The other movie that stayed with me for quite a while was (this might be embarrassing) … The Blair Witch Project. Not sure why (I only saw it once, in theater when it came out in 1999), but the low budget aspect actually enhanced its creepiness. Us cityfolk forget how rural and sparsely inhabited much of our country remains. And there are abandoned structures all over this country. Finding one in a remote area is already creepy in itself; it gets more so when one starts to think about what might be residing in it …
Your writing style evinces intelligence. Please comment more here.
Being new to C-C yet having taken note of some of your previous comments, Lord Shang, I am genuinely touched by your vote of confidence.

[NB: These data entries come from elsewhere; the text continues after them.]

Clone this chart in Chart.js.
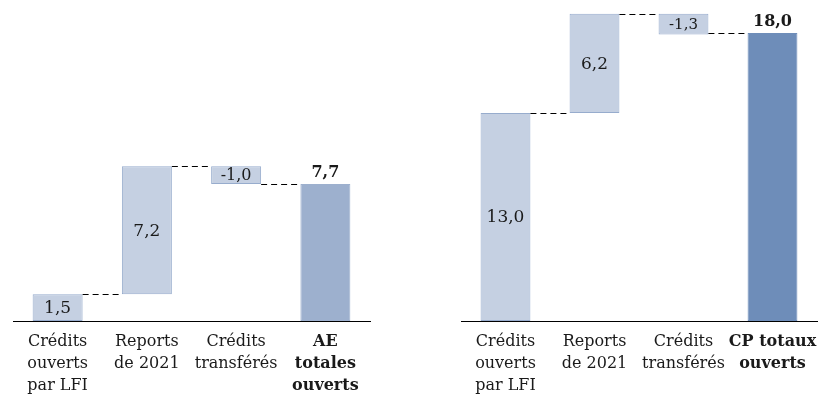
<!DOCTYPE html>
<html>
<head>
<meta charset="utf-8">
<script src="https://cdn.jsdelivr.net/npm/chart.js@4.4.1/dist/chart.umd.min.js"></script>
<style>
	html, body { margin: 0; padding: 0; background: #fff; }
	.wrap { position: absolute; top: 0; width: 385px; height: 406px; }
</style>
</head>
<body>
<div class="wrap" style="left:0"><canvas id="ae"></canvas></div>
<div class="wrap" style="left:445px"><canvas id="cp"></canvas></div>
<script>
const categoriesAE = [['Crédits', 'ouverts', 'par LFI'], ['Reports', 'de 2021'], ['Crédits', 'transférés'], ['AE', 'totales', 'ouverts']];
const categoriesCP = [['Crédits', 'ouverts', 'par LFI'], ['Reports', 'de 2021'], ['Crédits', 'transférés'], ['CP totaux', 'ouverts']];

const stepsAE = [1.5, 7.2, -1.0];
const totalAE = 7.7;
const stepsCP = [13.0, 6.2, -1.3];
const totalCP = 18.0;

const FONT = '"DejaVu Serif", "Liberation Serif", serif';
const TEXT = '#1a1a1a';
const LIGHT = '#c5d0e2';
const LIGHT_BORDER = '#97accd';

function floatingBars (steps, total) {
	let run = 0;
	const bars = steps.map(v => {
		const from = run;
		run += v;
		return [Math.min(from, run), Math.max(from, run)];
	});
	bars.push([0, total]);
	return bars;
}

function fmt (v) {
	return v.toFixed(1).replace('.', ',');
}

const waterfallPlugin = {
	id: 'waterfall',
	afterDatasetsDraw (chart) {
		const ctx = chart.ctx;
		const meta = chart.getDatasetMeta(0);
		const ds = chart.data.datasets[0];
		const y = chart.scales.y;
		const steps = ds.steps;

		// pointillés entre les barres
		ctx.save();
		ctx.strokeStyle = '#000';
		ctx.lineWidth = 1;
		ctx.setLineDash([6, 4]);
		let run = 0;
		for (let i = 0; i < meta.data.length - 1; i++) {
			run += steps[i];
			const a = meta.data[i], b = meta.data[i + 1];
			const level = i === steps.length - 1 ? ds.total : run;
			const yy = Math.round(y.getPixelForValue(level)) + 0.5;
			ctx.beginPath();
			ctx.moveTo(a.x + a.width / 2, yy);
			ctx.lineTo(b.x - b.width / 2, yy);
			ctx.stroke();
		}
		ctx.restore();

		// étiquettes
		ctx.save();
		ctx.fillStyle = TEXT;
		ctx.textAlign = 'center';
		ctx.textBaseline = 'middle';
		meta.data.forEach((bar, i) => {
			if (i < steps.length) {
				ctx.font = (steps[i] < 0 ? ds.negSize : 17) + 'px ' + FONT;
				ctx.fillText(fmt(steps[i]), bar.x, (bar.y + bar.base) / 2 + 1);
			} else {
				ctx.font = 'bold 16px ' + FONT;
				ctx.fillText(fmt(ds.total), bar.x, bar.y - 11);
			}
		});
		ctx.restore();
	}
};

function makeChart (id, labels, steps, total, totalColor, yMax, padLeft, padRight, negSize) {
	return new Chart(document.getElementById(id), {
		type: 'bar',
		data: {
			labels,
			datasets: [{
				data: floatingBars(steps, total),
				steps, total, negSize,
				backgroundColor: [LIGHT, LIGHT, LIGHT, totalColor],
				borderColor: [LIGHT_BORDER, LIGHT_BORDER, LIGHT_BORDER, totalColor],
				borderWidth: 1,
				borderSkipped: false,
				barPercentage: 0.56,
				categoryPercentage: 1
			}]
		},
		options: {
			responsive: true,
			maintainAspectRatio: false,
			animation: false,
			layout: { padding: { left: padLeft, right: padRight, top: 1, bottom: 0 } },
			plugins: { legend: { display: false }, tooltip: { enabled: false } },
			scales: {
				x: {
					grid: { display: false, drawTicks: false },
					border: { display: true, color: '#000', width: 1 },
					ticks: {
						padding: 10,
						maxRotation: 0,
						autoSkip: false,
						color: TEXT,
						font: c => ({ family: FONT, size: 16, lineHeight: 1.375, weight: c.index === 3 ? 'bold' : 'normal' })
					},
					afterFit: s => { s.height = 85; }
				},
				y: { display: false, min: 0, max: yMax }
			}
		},
		plugins: [waterfallPlugin]
	});
}

makeChart('ae', categoriesAE, stepsAE, totalAE, '#9db0ce', 18, 13, 15, 16);
makeChart('cp', categoriesCP, stepsCP, totalCP, '#6e8db9', 20, 16, 13, 15);
</script>
</body>
</html>
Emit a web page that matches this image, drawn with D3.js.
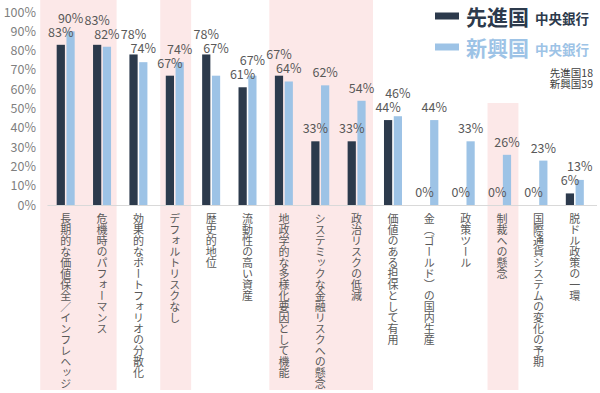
<!DOCTYPE html>
<html>
<head>
<meta charset="utf-8">
<script src="https://cdn.jsdelivr.net/npm/d3@7"></script>
<style>
  body { margin: 0; background: #fff; }
  text { font-family: "Noto Sans CJK JP", "Noto Sans", sans-serif; }
</style>
</head>
<body>
<div id="chart"></div>
<script>
// Chart size
const width = 600;
const height = 393;

// Categories and values (share of central banks)
const categories = [
  "長期的な価値保全／インフレヘッジ",
  "危機時のパフォーマンス",
  "効果的なポートフォリオの分散化",
  "デフォルトリスクなし",
  "歴史的地位",
  "流動性の高い資産",
  "地政学的な多様化要因として機能",
  "システミックな金融リスクへの懸念",
  "政治リスクの低減",
  "価値のある担保として有用",
  "金（ゴールド）の国内生産",
  "政策ツール",
  "制裁への懸念",
  "国際通貨システムの変化の予期",
  "脱ドル政策の一環"
];
const advanced = [0.83, 0.83, 0.78, 0.67, 0.78, 0.61, 0.67, 0.33, 0.33, 0.44, 0, 0, 0, 0, 0.06];
const emerging = [0.90, 0.82, 0.74, 0.74, 0.67, 0.67, 0.64, 0.62, 0.54, 0.46, 0.44, 0.33, 0.26, 0.23, 0.13];
const yTicks = [0, 0.1, 0.2, 0.3, 0.4, 0.5, 0.6, 0.7, 0.8, 0.9, 1.0];

// Highlighted category groups (first index, last index, starts at top?)
const highlights = [[0, 1, true], [3, 3, true], [6, 8, true], [12, 12, false]];

const seriesNames = ["先進国", "新興国"];
const seriesSub = "中央銀行";
const sampleNotes = ["先進国18", "新興国39"];

const darkColor = "#2c3a4c";
const lightColor = "#9dc3e6";

const svg = d3.select("#chart")
  .append("svg")
  .attr("width", width)
  .attr("height", height);

// Scales
const x = d3.scaleBand()
  .domain(d3.range(categories.length))
  .range([47.5, 593])
  .paddingInner(0)
  .paddingOuter(0);

const xInner = d3.scaleBand()
  .domain([0, 1])
  .range([x.bandwidth() / 2 - 9, x.bandwidth() / 2 + 9])
  .paddingInner(0.16);

const y = d3.scaleLinear()
  .domain([0, 1])
  .range([205, 12]);

// Pink highlight bands
svg.append("g")
  .selectAll("rect")
  .data(highlights)
  .join("rect")
  .attr("x", d => x(d[0]) + x.bandwidth() * (d[0] === 0 ? -0.2 : 0.1))
  .attr("width", d => x(d[1]) - x(d[0]) + x.bandwidth() * (d[0] === 0 ? 1.1 : 0.85))
  .attr("y", d => d[2] ? 0 : 103)
  .attr("height", d => d[2] ? 390 : 287)
  .attr("fill", "#fce8e8");

// Baseline
svg.append("line")
  .attr("x1", 47.5)
  .attr("x2", 597)
  .attr("y1", y(0) + 0.5)
  .attr("y2", y(0) + 0.5)
  .attr("stroke", "#d9d9d9")
  .attr("stroke-width", 1);

// Y axis labels
const yAxis = d3.axisLeft(y)
  .tickValues(yTicks)
  .tickFormat(d3.format(".0%"))
  .tickSize(0)
  .tickPadding(0);

svg.append("g")
  .attr("transform", "translate(36,0)")
  .call(yAxis)
  .call(g => g.select(".domain").remove())
  .call(g => g.selectAll("text")
    .attr("fill", "#7f7f7f")
    .style("font-size", "12.5px"));

// Bars
const rows = categories.map((c, i) => ({ i, values: [advanced[i], emerging[i]] }));

const groups = svg.append("g")
  .selectAll("g")
  .data(rows)
  .join("g")
  .attr("transform", d => `translate(${x(d.i)},0)`);

groups.selectAll("rect")
  .data(d => d.values.map((v, k) => ({ k, v })))
  .join("rect")
  .attr("x", d => xInner(d.k))
  .attr("width", xInner.bandwidth())
  .attr("y", d => y(d.v))
  .attr("height", d => y(0) - y(d.v))
  .attr("fill", d => d.k === 0 ? darkColor : lightColor);

// Value label placement: lower label sits above its bar, higher one is pushed up to clear it
function labelPositions(values) {
  const off = 13.5, gap = 14;
  const lo = values[0] < values[1] || (values[0] === values[1]) ? (values[0] < values[1] ? 0 : 1) : 1;
  const hi = 1 - lo;
  const pos = [];
  let loY = y(values[lo]) - off;
  if (lo === 1) loY = Math.min(loY, y(values[hi]) - 7);
  pos[lo] = loY;
  pos[hi] = Math.min(y(values[hi]) - off, loY - gap);
  return pos;
}

groups.selectAll("text")
  .data(d => {
    const pos = labelPositions(d.values);
    return d.values.map((v, k) => ({ k, v, ly: pos[k] }));
  })
  .join("text")
  .attr("x", d => xInner(d.k) + xInner.bandwidth() / 2)
  .attr("y", d => d.ly)
  .attr("text-anchor", "middle")
  .attr("dominant-baseline", "central")
  .attr("fill", "#595959")
  .style("font-size", "12.5px")
  .text(d => d3.format(".0%")(d.v));

// Category labels, vertical
svg.append("g")
  .selectAll("text")
  .data(categories)
  .join("text")
  .attr("x", (d, i) => x(i) + x.bandwidth() / 2)
  .attr("y", 213)
  .style("writing-mode", "vertical-rl")
  .style("font-size", "11px")
  .attr("fill", "#595959")
  .text(d => d);

// Legend
const legend = svg.append("g");
[0, 1].forEach(k => {
  const ly = 16 + k * 31;
  const col = k === 0 ? darkColor : lightColor;
  legend.append("rect")
    .attr("x", 435)
    .attr("y", ly - 3.5)
    .attr("width", 24)
    .attr("height", 7)
    .attr("fill", col);
  legend.append("text")
    .attr("x", 466)
    .attr("y", ly)
    .attr("dominant-baseline", "central")
    .attr("fill", col)
    .style("font-size", "21px")
    .style("font-weight", "bold")
    .text(seriesNames[k]);
  legend.append("text")
    .attr("x", 535)
    .attr("y", ly + 2)
    .attr("dominant-baseline", "central")
    .attr("fill", col)
    .style("font-size", "13.5px")
    .style("font-weight", "bold")
    .text(seriesSub);
});

legend.selectAll(".note")
  .data(sampleNotes)
  .join("text")
  .attr("class", "note")
  .attr("x", 593)
  .attr("y", (d, i) => 72 + i * 11.5)
  .attr("text-anchor", "end")
  .attr("dominant-baseline", "central")
  .attr("fill", "#404040")
  .style("font-size", "10.5px")
  .text(d => d);
</script>
</body>
</html>
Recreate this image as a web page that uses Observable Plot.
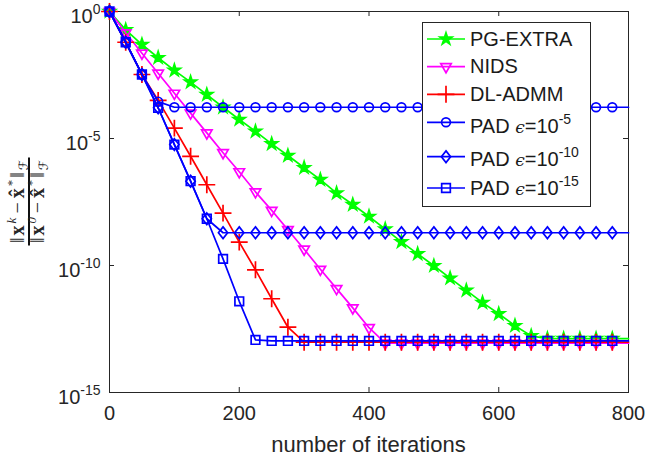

Your notes on Sinister and the general lousiness of horror are well received, too. I once wrote for a large newspaper and interviewed the co-director of Blair Witch, who seemed unusually humble for a man who had spent just $20K on a movie which made $250 million the world over. I remember him also being particularly self-aware: He was in no rush to make another film because he simply couldn’t live with himself if he went down the horror trap of producing forgettable trash. And 99% of horror is unwatchable trash.
Thanks for the correction. Tom Noonan (not Christopher Lee) was the elderly gentleman in HOTD. Mea culpa.
Another good one I saw was It Follows. I like that director in general. I’m not sure it’s scary, so much as eerie, somewhere on the edge of urban myth. I think it has deep subtext of white flight and black crime, filmed in Detroit. None of his movies have any woke elements, which may be why he’s not bigger than he is.